Kaplan Stiesch an Herbert Fröhlich, 13. Juli 1942

Rudolf Stiesch   Köln Bickendorf   Schlehdornweg 1

13. Juli 1942

Sehr geehrter Herr Leutnant Fröhlich!

Für Ihre Zeilen recht herzlichen Dank. Vor allem habe ich mich gefreut, dasz Sie schrieben, Sie wollten im nächsten Urlaub einmal hereinkommen. Der Gedankenaustausch von Mund zu Mund ist ja doch lebendiger als das geschriebene Wort. Seit meinen letzten Zeilen hat sich hier in Köln ja allerhand geändert durch den mächtigen Angriff vom 1 Juni. So langsam gewöhnt man sich an den bestehenden Zustand. Wenn man aber einmal in wesentlich unzerstörte Städte kommt nach Bonn oder Düsseldorf, kommt einem der Kölner Zustand doch immer neu und schmerzlich zum Bewusztsein. Auch eine Stadt in ihrer Gesamtheit hat eine Seele, die verwundet werden kann wie die eines Menschen.

Hier in Bickendorf hat es noch einigermassen gut gegangen, wenn es für die Betroffenen auch schmerzlich genug ist, alles oder vieles verloren zu haben.

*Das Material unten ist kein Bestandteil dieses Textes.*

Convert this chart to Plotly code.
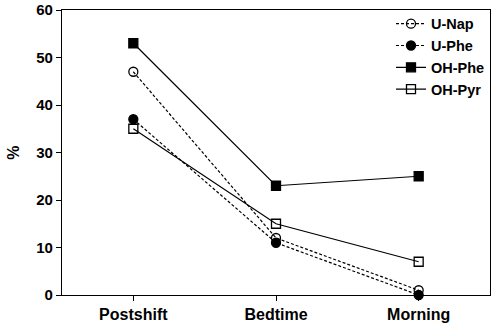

Gleich nach den Zerstörungen muszte ich zur Gestapo. Kaplan Küppers vom Akazienweg – Sie werden ihn kennen, er ist jetzt Dolmetsch in Afrika – hatte einige Erlebnisse aus Afrika im Kreise der Pfarrjugend erzählt. Dieses Thema galt als nicht genügend „rein religiös“, und deshalb musz ich nun 600 RM auf ein Konto mit einem Sperrvermerk der Gestapo einzahlen. Einzelheiten werde ich Ihnen – hoffentlich bald einmal – erzählen können.

Pfarrer Vonessen ist nun in Urlaub und Kaplan Fröhlich laboriert mit einer Magenerkrankung in der Schönsteinstrasse herum, so dasz ich augenblicklich allein hier bin.

Dieser Tage besuchte mich Hubert Zingsheim. Er hat lange an Erfrierungen der Zehen herumheilen müssen. Es scheint aber doch wieder ganz gut zu gehen. Von den letzten Gefallenen werden Sie sicher

gehört haben: Franz Ley, dann Rudolf Heinen Stübenrath vom Akazienweg Walter Ingenerf ebenfalls vom Akazienweg und Adolf Höschler Unter Birnen. Die Zahl ist doch schon erschreckend grosz, wenn auch Gott sei Dank längst nicht so grosze Verluste eingetreten sind wie im Weltkrieg. Man kann das deutlich beobachten in konstant gebliebenen Pfarren. Die Kriegergedächtnisaltäre für die Gefallenen des Weltkriegs sind meist dreimal so umfangreich, wie die für diesen Krieg und für die beiden ersten Jahre dieses Krieges ist das Verhältnis noch viel günstiger.

Sie fragen nach meiner Einberufung. Darüber weisz ich auch gar nichts bestimmtes. Eigentlich sollten wir nach unserem Bescheid schon letzten Weihnachten weggekommen sein. Aber es scheint, dasz der Bedarf an Sanitätern doch nicht so sehr grosz ist.

Nun wünsche ich ihnen alles Gute und hoffe, dasz wir uns bald einmal mündlich über manches ausführlicher unterhalten können.